__REQUIRED TASK__. Begin with the first line below and retype each line exactly through the line containing "plt.rcParams['mathtext.it'] = 'Liberation". Any pictures are to be left out.

>> Start

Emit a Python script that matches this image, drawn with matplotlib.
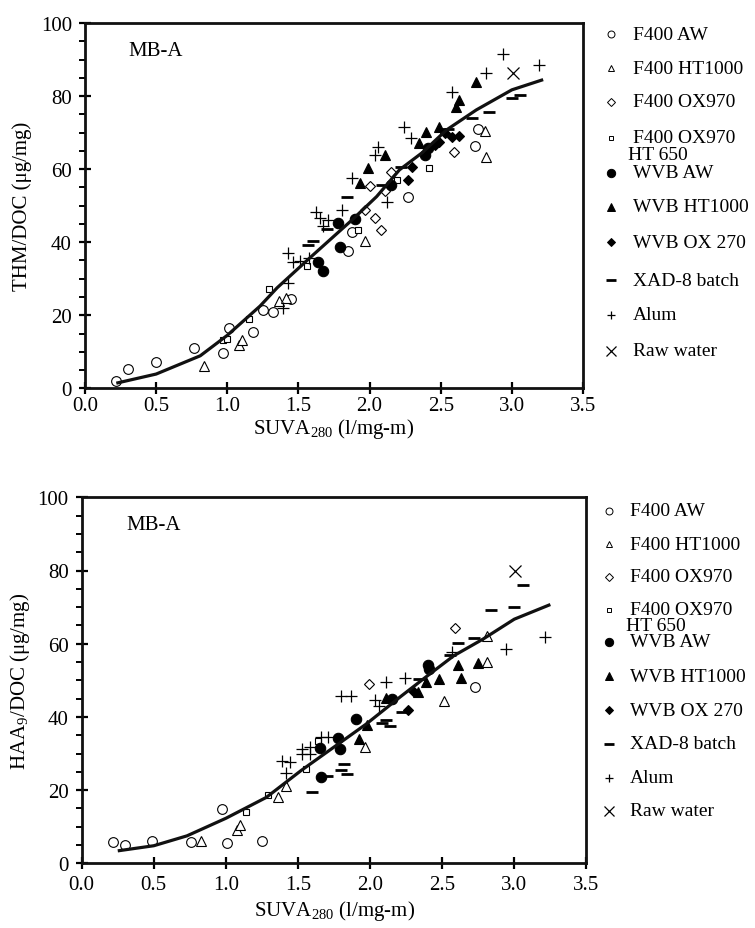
import matplotlib
matplotlib.use('Agg')
import matplotlib.pyplot as plt
from matplotlib.lines import Line2D
from matplotlib.ticker import MultipleLocator

plt.rcParams['font.family'] = ['Liberation Serif', 'DejaVu Serif']
plt.rcParams['mathtext.fontset'] = 'custom'
plt.rcParams['mathtext.rm'] = 'Liberation Serif'
plt.rcParams['mathtext.it'] = 'Liberation Serif:italic'

# ---- top panel: THM/DOC ----
thm_f400_aw_x = [0.22, 0.30, 0.50, 0.765, 0.97, 1.01, 1.18, 1.25, 1.32, 1.45, 1.85, 1.88, 2.27, 2.74, 2.76]
thm_f400_aw_y = [2.0, 5.2, 7.1, 11.1, 9.8, 16.6, 15.5, 21.4, 20.9, 24.5, 37.7, 42.7, 52.5, 66.2, 71.0]
thm_f400_ht_x = [0.835, 1.08, 1.10, 1.36, 1.41, 1.97, 2.81, 2.82]
thm_f400_ht_y = [6.2, 11.9, 13.3, 23.9, 24.8, 40.3, 70.5, 63.3]
thm_f400_ox_x = [2.0, 2.15, 2.11, 1.965, 2.04, 2.08, 2.59]
thm_f400_ox_y = [55.3, 59.1, 54.1, 48.7, 46.6, 43.4, 64.8]
thm_f400_oxht_x = [0.97, 1.0, 1.15, 1.29, 1.56, 1.92, 2.19, 2.42]
thm_f400_oxht_y = [13.3, 13.4, 19.1, 27.3, 33.6, 43.2, 56.9, 60.4]
thm_wvb_aw_x = [1.64, 1.67, 1.78, 1.79, 1.90, 2.15, 2.39, 2.41]
thm_wvb_aw_y = [34.5, 32.1, 45.3, 38.7, 46.4, 55.7, 63.8, 65.7]
thm_wvb_ht_x = [1.93, 1.99, 2.11, 2.35, 2.40, 2.49, 2.61, 2.63, 2.75]
thm_wvb_ht_y = [56.2, 60.3, 63.9, 67.1, 70.1, 71.6, 77.1, 78.9, 83.9]
thm_wvb_ox_x = [2.27, 2.30, 2.46, 2.49, 2.53, 2.58, 2.63]
thm_wvb_ox_y = [57.0, 60.5, 66.6, 67.5, 69.8, 68.9, 69.1]
thm_xad_x = [1.57, 1.60, 1.70, 1.84, 2.09, 2.22, 2.55, 2.72, 2.84, 3.0, 3.06]
thm_xad_y = [39.2, 40.2, 43.6, 52.5, 55.7, 60.5, 71.0, 73.9, 75.6, 79.4, 80.3]
thm_alum_x = [1.43, 1.39, 1.43, 1.46, 1.51, 1.575, 1.626, 1.65, 1.71, 1.67, 1.805, 1.876,
              2.035, 2.06, 2.12, 2.24, 2.29, 2.58, 2.82, 2.94, 3.19]
thm_alum_y = [28.9, 22.1, 37.0, 34.5, 34.9, 35.6, 48.2, 46.6, 46.0, 44.5, 48.9, 57.5,
              63.9, 66.0, 50.9, 71.4, 68.6, 81.2, 86.3, 91.6, 88.4]
thm_raw_x = [3.01]
thm_raw_y = [86.4]
thm_fit_x = [0.22, 0.5, 0.81, 1.0, 1.23, 1.35, 1.58, 1.88, 2.05, 2.21, 2.37, 2.54, 2.75, 3.0, 3.22]
thm_fit_y = [1.4, 3.9, 8.9, 14.5, 22.5, 27.5, 35.7, 46.2, 52.5, 59.8, 64.5, 70.7, 76.2, 81.7, 84.5]

# ---- bottom panel: HAA9/DOC ----
haa_f400_aw_x = [0.22, 0.30, 0.49, 0.76, 0.97, 1.005, 1.25, 2.73]
haa_f400_aw_y = [5.7, 5.0, 6.1, 5.9, 14.8, 5.5, 6.2, 48.3]
haa_f400_ht_x = [0.83, 1.075, 1.10, 1.36, 1.42, 1.965, 2.51, 2.81, 2.81]
haa_f400_ht_y = [6.2, 9.2, 10.5, 18.0, 21.2, 31.7, 44.3, 55.1, 62.0]
haa_f400_ox_x = [1.99, 2.59]
haa_f400_ox_y = [49.0, 64.3]
haa_f400_oxht_x = [1.14, 1.29, 1.555, 1.64]
haa_f400_oxht_y = [14.1, 18.7, 25.8, 33.5]
haa_wvb_aw_x = [1.65, 1.66, 1.78, 1.79, 1.90, 2.15, 2.40, 2.41]
haa_wvb_aw_y = [31.4, 23.7, 34.2, 31.2, 39.3, 44.9, 54.2, 53.1]
haa_wvb_ht_x = [1.925, 1.98, 2.11, 2.335, 2.39, 2.48, 2.61, 2.63, 2.75]
haa_wvb_ht_y = [34.0, 37.8, 45.3, 46.7, 49.4, 50.4, 54.2, 50.5, 54.7]
haa_wvb_ox_x = [2.265, 2.30]
haa_wvb_ox_y = [42.0, 47.2]
haa_xad_x = [1.595, 1.70, 1.80, 1.82, 1.84, 2.08, 2.11, 2.14, 2.22, 2.34, 2.555, 2.61, 2.72, 2.84, 3.0, 3.06]
haa_xad_y = [19.6, 23.9, 25.5, 27.1, 24.4, 38.3, 39.2, 37.6, 41.4, 50.4, 56.9, 60.3, 61.6, 69.3, 70.1, 76.1]
haa_alum_x = [1.39, 1.445, 1.42, 1.525, 1.525, 1.58, 1.58, 1.66, 1.71, 1.80, 1.87, 2.035, 2.06,
              2.11, 2.24, 2.57, 2.94, 3.21]
haa_alum_y = [28.0, 27.8, 24.7, 31.2, 29.9, 31.7, 29.9, 34.4, 34.6, 45.6, 45.6, 44.6, 43.1,
              49.5, 50.5, 57.6, 58.5, 61.9]
haa_raw_x = [3.005]
haa_raw_y = [79.9]
haa_fit_x = [0.25, 0.5, 0.73, 1.0, 1.28, 1.52, 1.975, 2.21, 2.39, 2.58, 2.785, 3.0, 3.25]
haa_fit_y = [3.4, 4.8, 7.5, 12.3, 18.0, 25.3, 38.1, 45.5, 51.0, 56.7, 61.3, 66.7, 70.7]

legend_labels = ['F400 AW', 'F400 HT1000', 'F400 OX970', 'F400 OX970', 'WVB AW',
                 'WVB HT1000', 'WVB OX 270', 'XAD-8 batch', 'Alum', 'Raw water']

# marker style per series (same order as legend)
styles = [
    dict(marker='o', mfc='white', mec='black', ms=7, mew=0.8),
    dict(marker='^', mfc='white', mec='black', ms=7, mew=0.8),
    dict(marker='D', mfc='white', mec='black', ms=5, mew=0.8),
    dict(marker='s', mfc='white', mec='black', ms=4.5, mew=0.8),
    dict(marker='o', mfc='black', mec='black', ms=7.5, mew=0.8),
    dict(marker='^', mfc='black', mec='black', ms=7.5, mew=0.8),
    dict(marker='D', mfc='black', mec='black', ms=5.5, mew=0.8),
    dict(marker='_', mfc='black', mec='black', ms=9, mew=2.0),
    dict(marker='+', mfc='black', mec='black', ms=8, mew=0.9),
    dict(marker='x', mfc='black', mec='black', ms=9, mew=0.9),
]
legend_ms = [5, 5, 4, 3.5, 6, 6, 4.5, 7, 6, 6.5]

W, H = 755, 929
FS = 15


def draw_panel(ax, series, fit_x, fit_y, ylabel, ylabel_x, tick_pad, xlabel_pad):
    for (xs, ys), st in zip(series, styles):
        ax.plot(xs, ys, linestyle='none', zorder=3, **st)
    ax.plot(fit_x, fit_y, color='#111111', lw=2.3, zorder=4, solid_capstyle='butt')
    ax.set_xlim(0, 3.5)
    ax.set_ylim(0, 100)
    ax.xaxis.set_major_locator(MultipleLocator(0.5))
    ax.yaxis.set_major_locator(MultipleLocator(20))
    ax.yaxis.set_minor_locator(MultipleLocator(5))
    ax.xaxis.set_major_formatter(matplotlib.ticker.FormatStrFormatter('%.1f'))
    ax.tick_params(axis='both', which='major', direction='inout', length=9, width=1.6,
                   labelsize=FS)
    ax.tick_params(axis='x', which='major', pad=tick_pad)
    ax.tick_params(axis='y', which='major', pad=5)
    ax.tick_params(axis='y', which='minor', direction='out', length=4, width=1.4)
    for s in ax.spines.values():
        s.set_linewidth(2.0)
        s.set_color('#111111')
    ax.set_xlabel(r'SUVA$\mathrm{_{280}}$ (l/mg-m)', fontsize=FS, labelpad=xlabel_pad)
    ax.set_ylabel(ylabel, fontsize=FS)
    ax.yaxis.set_label_coords(ylabel_x, 0.5)
    ax.text(0.088, 0.925, 'MB-A', transform=ax.transAxes, fontsize=FS, va='center')


def draw_legend(fig, rows_y, ht650_y, marker_x, text_x, ht_x):
    for lab, st, ms, py in zip(legend_labels, styles, legend_ms, rows_y):
        kw = dict(st)
        kw['ms'] = ms
        if kw['marker'] in ('o', '^', 'D', 's'):
            kw['mew'] = 0.7
        fig.add_artist(Line2D([marker_x / W], [1 - py / H], transform=fig.transFigure,
                              linestyle='none', **kw))
        fig.text(text_x / W, 1 - py / H, lab, fontsize=FS - 1, va='center', ha='left')
    # second line of the "F400 OX970 / HT 650" entry, squeezed under it as in the source
    fig.text(ht_x / W, 1 - ht650_y / H, 'HT 650', fontsize=FS - 1, va='center', ha='left')


fig = plt.figure(figsize=(W / 100, H / 100), dpi=100)

ax1 = fig.add_axes([85 / W, 1 - 389.3 / H, (583 - 85) / W, (389.3 - 24) / H])
draw_panel(ax1,
           [(thm_f400_aw_x, thm_f400_aw_y), (thm_f400_ht_x, thm_f400_ht_y),
            (thm_f400_ox_x, thm_f400_ox_y), (thm_f400_oxht_x, thm_f400_oxht_y),
            (thm_wvb_aw_x, thm_wvb_aw_y), (thm_wvb_ht_x, thm_wvb_ht_y),
            (thm_wvb_ox_x, thm_wvb_ox_y), (thm_xad_x, thm_xad_y),
            (thm_alum_x, thm_alum_y), (thm_raw_x, thm_raw_y)],
           thm_fit_x, thm_fit_y, 'THM/DOC (μg/mg)', -0.106, 1, 0.5)

ax2 = fig.add_axes([81.7 / W, 1 - 864.3 / H, (586.4 - 81.7) / W, (864.3 - 498.3) / H])
draw_panel(ax2,
           [(haa_f400_aw_x, haa_f400_aw_y), (haa_f400_ht_x, haa_f400_ht_y),
            (haa_f400_ox_x, haa_f400_ox_y), (haa_f400_oxht_x, haa_f400_oxht_y),
            (haa_wvb_aw_x, haa_wvb_aw_y), (haa_wvb_ht_x, haa_wvb_ht_y),
            (haa_wvb_ox_x, haa_wvb_ox_y), (haa_xad_x, haa_xad_y),
            (haa_alum_x, haa_alum_y), (haa_raw_x, haa_raw_y)],
           haa_fit_x, haa_fit_y, r'HAA$\mathrm{_9}$/DOC (μg/mg)', -0.098, 4, 3)

draw_legend(fig, [35, 69, 103, 139, 174, 208, 243, 281, 316, 352], 155, 611, 633, 628)
draw_legend(fig, [512, 545, 578, 611, 643, 677, 711, 745, 779, 812], 627, 609, 630, 626)

fig.savefig('out.png', dpi=100)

>> End

__TASK RESULT__.
Emit a Python script that matches this image, drawn with matplotlib.
import matplotlib
matplotlib.use('Agg')
import matplotlib.pyplot as plt
from matplotlib.lines import Line2D
from matplotlib.ticker import MultipleLocator

plt.rcParams['font.family'] = ['Liberation Serif', 'DejaVu Serif']
plt.rcParams['mathtext.fontset'] = 'custom'
plt.rcParams['mathtext.rm'] = 'Liberation Serif'
plt.rcParams['mathtext.it'] = 'Liberation Serif:italic'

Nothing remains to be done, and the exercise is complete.